Wedding venues across the country are discovering that smaller celebrations can generate bigger profit margins through carefully structured micro-wedding packages that layer premium services onto intimate gatherings of 10-50 guests.

The Economics Behind Intimate Celebrations
Traditional wedding venues built their business models around events hosting 100-300 guests, with revenue tied to per-person pricing for catering, bar service, and facility rental. Micro-weddings flip this equation by charging premium rates for exclusive use of smaller spaces while reducing operational costs through simplified logistics and reduced staffing needs.
The math works because venues can book multiple micro-weddings per weekend in different areas of their property, or offer weekday slots at premium prices to couples seeking intimate settings. A venue that previously hosted one 200-person wedding generating $15,000 in revenue might now book three 25-person micro-weddings at $8,000 each, nearly doubling weekend income while cutting labor and setup costs.
Upselling becomes more effective with smaller guest counts because couples have larger per-person budgets and fewer variables to manage. Photography upgrades, specialty linens, custom floral arrangements, and premium bar packages feel more attainable when spread across a dozen guests rather than hundreds.
Venues are also discovering that micro-wedding couples often book additional services like rehearsal dinners, day-after brunches, or anniversary celebrations, creating ongoing revenue streams from relationships that extend beyond a single event.
Premium Package Strategies That Drive Revenue
Successful venues structure their micro-wedding offerings around experience tiers rather than simple per-person pricing. Basic packages might include venue rental, tables, and chairs, while premium tiers add concierge planning services, upgraded decor, specialty lighting, and exclusive access to scenic areas of the property.
All-inclusive packages remove decision fatigue for couples while protecting venue profit margins. Rather than pricing each service separately, venues bundle photography, florals, catering, and coordination into packages starting around $5,000 for weekday ceremonies and scaling up to $15,000 for weekend celebrations with full-service coordination.
Menu customization becomes a significant upsell opportunity since smaller guest counts allow for more elaborate per-person offerings. Venues report success with family-style dining experiences, chef’s table options, and wine pairing dinners that would be logistically challenging or prohibitively expensive for larger events.
Extended rental periods generate additional revenue without proportional cost increases. Couples booking micro-weddings often want all-day access for photos, getting-ready time, and post-ceremony socializing.

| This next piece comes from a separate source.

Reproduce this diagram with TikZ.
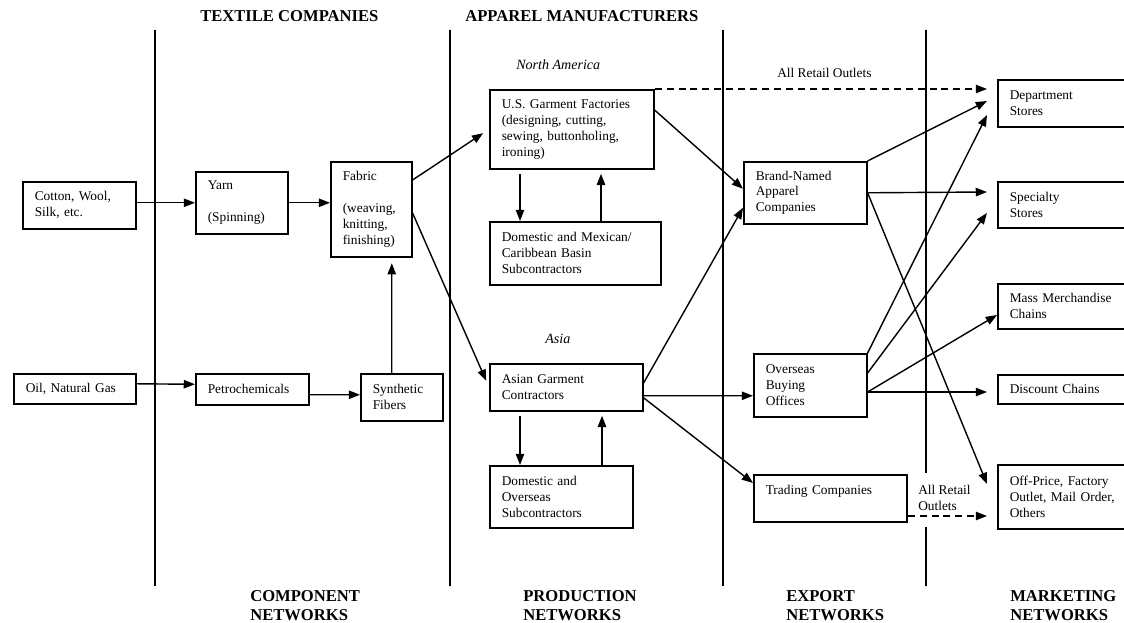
\documentclass[tikz,border=0pt]{standalone}
\usepackage{fontspec}
\setmainfont{Liberation Serif}
\usetikzlibrary{arrows.meta,calc}

\tikzset{
  box/.style={draw, line width=1.1pt, anchor=north west, align=left,
    inner xsep=0.3cm, inner ysep=0pt, font=\fontsize{9.5}{11.3}\selectfont},
  flow/.style={line width=1pt, -{Triangle[length=8pt,width=6pt]}},
  outlet/.style={flow, dash pattern=on 5pt off 3.5pt},
  head/.style={anchor=base west, align=left, inner sep=0pt, font=\fontsize{11.8}{13.5}\selectfont\bfseries},
  region/.style={anchor=base west, inner sep=0pt, font=\fontsize{10}{12}\selectfont\itshape},
  note/.style={anchor=base west, align=left, inner sep=0pt, font=\fontsize{9.5}{10.8}\selectfont}
}

\begin{document}
\begin{tikzpicture}[x=0.025cm, y=-0.025cm]
    \useasboundingbox (0,0) rectangle (1124,623);
    \clip (0,0) rectangle (1124,623);
    \foreach \x in {155,450,723}
    {
      \draw[line width=1.2pt] (\x,30) -- (\x,586);
    }
    \draw[line width=1.2pt] (926,30) -- (926,473);
    \draw[line width=1.2pt] (926,527) -- (926,586);

    \node[head] (textile) at (200,22) {TEXTILE COMPANIES};
    \node[head] (apparel) at (465,22) {APPAREL MANUFACTURERS};
    \foreach \x/\t in {250/COMPONENT, 523/PRODUCTION, 786/EXPORT, 1010/MARKETING}
    {
      \node[head] (\t) at (\x,620) {\t\\NETWORKS};
    }
    \node[region] (namerica) at (516,70) {North America};
    \node[region] (asia) at (545,343) {Asia};

    \node[box, text width=2.225cm, minimum height=1.175cm] (cotton) at (22,181) {Cotton, Wool,\\Silk, etc.};
    \node[box, text width=2.45cm, minimum height=0.75cm] (oil) at (13,373) {Oil, Natural Gas};
    \node[box, text width=1.7cm, minimum height=1.55cm] (yarn) at (195,171) {Yarn\\[11.3pt](Spinning)};
    \node[box, text width=2.225cm, minimum height=0.775cm] (petro) at (195,373) {Petrochemicals};
    \node[box, text width=1.425cm, minimum height=2.375cm] (fabric) at (330,161) {Fabric\\[11.3pt](weaving,\\knitting,\\finishing)};
    \node[box, text width=1.45cm, minimum height=1.175cm] (synth) at (360,373) {Synthetic\\Fibers};

    \node[box, text width=3.5cm, minimum height=1.975cm] (usfact) at (489,89) {U.S. Garment Factories\\(designing, cutting,\\sewing, buttonholing,\\ironing)};
    \node[box, text width=3.675cm, minimum height=1.575cm] (dommex) at (489,221) {Domestic and Mexican/\\Caribbean Basin\\Subcontractors};
    \node[box, text width=3.225cm, minimum height=1.175cm] (asian) at (489,363) {Asian Garment\\Contractors};
    \node[box, text width=2.975cm, minimum height=1.55cm] (domover) at (489,465) {Domestic and\\Overseas\\Subcontractors};

    \node[box, text width=2.475cm, minimum height=1.55cm] (brand) at (743,161) {Brand-Named\\Apparel\\Companies};
    \node[box, text width=2.225cm, minimum height=1.575cm] (buying) at (753,353) {Overseas\\Buying\\Offices};
    \node[box, text width=3.225cm, minimum height=1.175cm] (trading) at (753,474) {Trading Companies\\\mbox{}};

    \node[box, text width=2.9cm, minimum height=1.175cm] (dept) at (997,79) {Department\\Stores};
    \node[box, text width=2.9cm, minimum height=1.15cm] (special) at (997,181) {Specialty\\Stores};
    \node[box, text width=2.9cm, minimum height=1.125cm] (mass) at (997,283) {Mass Merchandise\\Chains};
    \node[box, text width=2.9cm, minimum height=0.725cm] (discount) at (997,374) {Discount Chains};
    \node[box, text width=2.9cm, minimum height=1.6cm] (offprice) at (997,464) {Off-Price, Factory\\Outlet, Mail Order,\\Others};

    \node[note] (alltop) at (777,78) {All Retail Outlets};
    \node[note] (allbottom) at (918,510) {All Retail\\Outlets};

    \draw[flow] (cotton.east |- yarn.west) -- (yarn.west);
    \draw[flow] (yarn.east) -- (fabric.west |- yarn.east);
    \draw[flow] ($(oil.east)+(0,-5)$) -- ($(petro.west)+(0,-5)$);
    \draw[flow] ($(petro.east)+(0,5.5)$) -- ($(synth.west)+(0,-2.5)$);
    \draw[flow, shorten >=4pt] ($(synth.north)+(-10,0)$) -- ($(fabric.south)+(20.5,0)$);
    \draw[flow, shorten >=5pt] ($(fabric.north east)+(0,19)$) -- (usfact.west);
    \draw[flow, shorten >=5pt] ($(fabric.north east)+(0,52)$) -- (asian.west);

    \draw[flow] ($(usfact.south west)+(31,4)$) -- ($(dommex.north west)+(31,0)$);
    \draw[flow, shorten >=3pt] ($(dommex.north west)+(112,0)$) -- ($(usfact.south west)+(112,0)$);
    \draw[flow] ($(asian.south west)+(31,4)$) -- ($(domover.north west)+(31,0)$);
    \draw[flow, shorten >=3pt] ($(domover.north west)+(113,0)$) -- ($(asian.south west)+(113,0)$);

    \draw[outlet] (usfact.north east) -- ($(dept.north west)+(-10,10)$);
    \draw[flow] ($(usfact.north east)+(0,21)$) -- ($(brand.west)+(0,-4)$);
    \draw[flow] ($(asian.north east)+(0,20)$) -- ($(brand.west)+(0,15)$);
    \draw[flow] ($(asian.east)+(0,8.5)$) -- ($(buying.west)+(0,10.5)$);
    \draw[flow] ($(asian.east)+(0,10.5)$) -- ($(trading.north west)+(0,9)$);

    \draw[flow] (brand.north east) -- ($(dept.north west)+(-10,22)$);
    \draw[flow] (brand.east) -- ($(special.north west)+(-10,11)$);
    \draw[flow] (brand.east) -- ($(offprice.north west)+(-10,20)$);
    \draw[flow] (buying.north east) -- ($(dept.north west)+(-10,36)$);
    \draw[flow] ($(buying.north east)+(0,20)$) -- ($(special.north west)+(-10,32)$);
    \draw[flow] ($(buying.north east)+(0,39)$) -- ($(mass.north west)+(0,32)$);
    \draw[flow] ($(buying.north east)+(0,39)$) -- ($(discount.north west)+(-10,18)$);
    \draw[outlet] ($(trading.north east)+(0,42)$) -- ($(offprice.north west)+(-10,52)$);
\end{tikzpicture}
\end{document}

Venues can charge premium rates for 8-10 hour rental periods while incurring minimal additional overhead compared to traditional 5-hour receptions.
Technology integration adds both convenience and profit margin through services like livestreaming for remote guests, professional lighting for photography, and sound system upgrades for ceremony music. These technical add-ons carry high profit margins since the equipment investment is one-time while the per-event charges create ongoing revenue.

Operational Advantages and Market Positioning
Micro-weddings require fewer staff members and simplified vendor coordination, reducing labor costs while maintaining or increasing revenue per square foot of venue space. Many venues report being able to execute micro-weddings with 60-70% fewer staff hours while charging 80-90% of their traditional per-person rates.
The smaller scale allows venues to accept bookings with shorter lead times, filling previously difficult-to-book dates like weekday afternoons or Sunday mornings. These off-peak slots command premium pricing due to their exclusivity and the perception of personalized service that comes with fewer competing events.

Weather contingency becomes less complex and expensive with smaller guest counts, allowing venues to offer indoor-outdoor flexibility that creates additional upsell opportunities. Couples might pay extra for ceremony spaces that can seamlessly transition between garden and ballroom settings depending on conditions, a service that becomes logistically manageable only with intimate guest lists.